When the Algebra of the game ‘just don’t add up’!

If I’m Milwaukee Bucks new Head Coach Mike Budenholzer today, the numbers from last night’s loss to the boys who’d knocked them from last spring’s playoffs must seem more than a little mystifying – his team shows an edge in virtually every category.

Generally, the outcome of a basketball game is revealed in the overall FG%, total rebounds and total turnovers – hold a statistical advantage in two of those areas and you win. (I think it was Dmitris-UK who once dubbed this the “Two out of Three Rule.”)

It turns out that last night at the TD Garden wasn’t “Generally.” The Bucks outshot Boston .482 - .446 and out-rebounded the C’s 45 – 42 (49 – 48 when we add in significant Team Rebounds).
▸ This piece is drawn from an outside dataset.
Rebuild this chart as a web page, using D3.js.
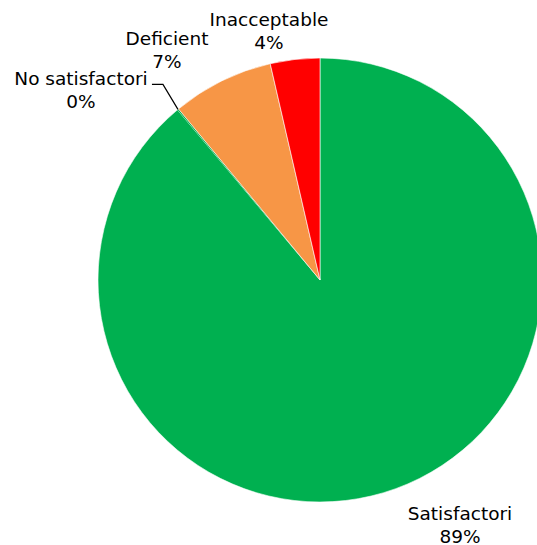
<!DOCTYPE html>
<html>
<head>
<meta charset="utf-8">
<script src="https://cdn.jsdelivr.net/npm/d3@7"></script>
<style>
  body { margin: 0; background: #fff; }
  text { font-family: Verdana, "DejaVu Sans", sans-serif; font-size: 18.5px; fill: #000; }
</style>
</head>
<body>
<svg id="chart" width="537" height="545"></svg>
<script>
const categories = ["Satisfactori", "No satisfactori", "Deficient", "Inacceptable"];
const values = [88.9, 0.1, 7.4, 3.6];
const colors = ["#00B050", "#00B050", "#F79646", "#FF0000"];

// label anchors (centre x, baseline of the first line), set by hand like the original
const labelPos = [[460, 520], [81, 85], [167, 45], [269, 26]];

const svg = d3.select("#chart");
const cx = 320, cy = 280, radius = 222;

const pie = d3.pie().sort(null).value(d => d.value);
const arc = d3.arc().innerRadius(0).outerRadius(radius);

const data = categories.map((c, i) => ({ name: c, value: values[i], color: colors[i] }));
const arcs = pie(data);

const g = svg.append("g").attr("transform", `translate(${cx},${cy})`);

g.selectAll("path")
    .data(arcs)
    .enter().append("path")
    .attr("d", arc)
    .attr("fill", d => d.data.color)
    .attr("stroke", d => d.data.value < 1 ? "none" : "#fff")
    .attr("stroke-width", 0.6);

// leader line for the tiny slice
const small = arcs[1];
const mid = (small.startAngle + small.endAngle) / 2;
const px = cx + Math.sin(mid) * radius, py = cy - Math.cos(mid) * radius;
svg.append("polyline")
    .attr("points", `${px},${py} ${px - 15},${py - 25} ${px - 26},${py - 25}`)
    .attr("fill", "none")
    .attr("stroke", "#000")
    .attr("stroke-width", 1.2);

const fmt = v => Math.round(v) + "%";
const labels = svg.selectAll("g.lbl")
    .data(arcs)
    .enter().append("g")
    .attr("class", "lbl")
    .attr("transform", (d, i) => `translate(${labelPos[i][0]},${labelPos[i][1]})`);

labels.append("text")
    .attr("text-anchor", "middle")
    .text(d => d.data.name);
labels.append("text")
    .attr("text-anchor", "middle")
    .attr("y", 22.5)
    .text(d => fmt(d.data.value));
</script>
</body>
</html>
Milwaukee held an 11 - 4 edge in Follow-Up points, and they worked their way to 30 Free Throw Attempts (good for 12 conversions) compared to 13 FT tries that earned but half as many conversions.

And while Milwaukee committed 14 Turnovers to the Celtics 13, Coach B’s feisty Bucks were able to generate 16 points from Celtic miscues while yielding only nine off their own misplays.

But the Stevens Syndicate took about twice as many three-pointers (55 – 29) and made damn near three times as many (24 – 9).

It’s a strange, strange world we live in, Master Jack – er, I mean, Coach Bud.

Abacus Revelation for the Road

And here's the most improbable part of this numerical conundrum -- the "Equation of the Game" suggests that the Celtics should have won by more.

Both teams had 41 successful FG's, but Milwaukee had 12 "Free Throw Conversions" to Boston's six, creating a 53 to 47 advantage. In other words, the Bucks had six more "stops." Milwaukee +12 points.

But the C's earned 22 "Striping" points (24 treys minus two missed FT's) to a mere ONE (nine treys, eight missed FT's) for the Freak & Co. Boston +21 points.

Brad's boys really should have won by NINE.